In situ confinement of CsPbBr3 quantum dots within COFs for enhanced photocatalytic CO2 reduction

Abstract

Confining quantum dots (QDs) within covalent organic frameworks (COFs) has emerged as a promising strategy to address their inherent limitations, particularly the aggregation and environmental instability of perovskite QDs, as well as to enhance charge carrier separation efficiency. In this study, CsPbBr₃ QDs were in situ encapsulated within a TTATFA-COF matrix (TTA = 2,4,6-tris(4-aminophenyl)triazine, TFA = tris(4-formylphenyl)amine), effectively preventing aggregation and environmental degradation, thereby significantly improving their structural and functional stability.
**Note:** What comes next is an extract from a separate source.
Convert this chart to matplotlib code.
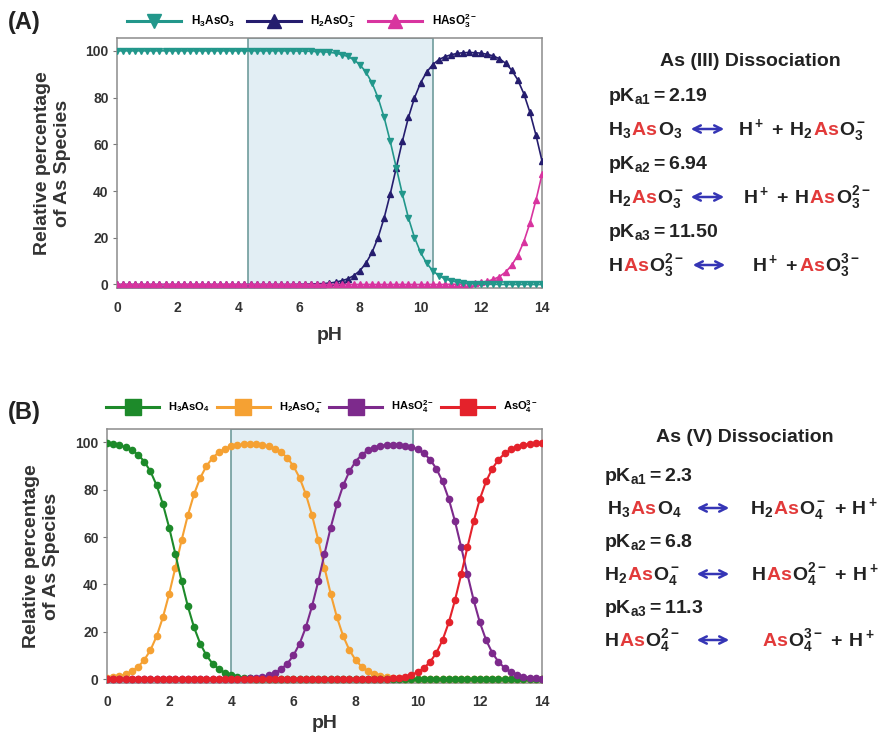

The intimate interfacial contact promotes type-II charge transfer, facilitating carrier separation, while the Lewis basic sites within the COF enhance CO₂ adsorption and activation. The resulting CPB@COF-2 composite, containing 19 wt% QDs, achieves a CO production rate of 64.5 μmol g⁻¹ h⁻¹ under visible light with 90.97% selectivity, along with an electron consumption rate of 141.8 μmol g⁻¹ h⁻¹. The material retains over 95% of its initial catalytic activity after 30 hours of continuous operation, demonstrating the dual role of COF confinement in stabilizing perovskite QDs and constructing efficient heterojunctions. This work provides a new design strategy for advanced photocatalytic CO₂ reduction systems.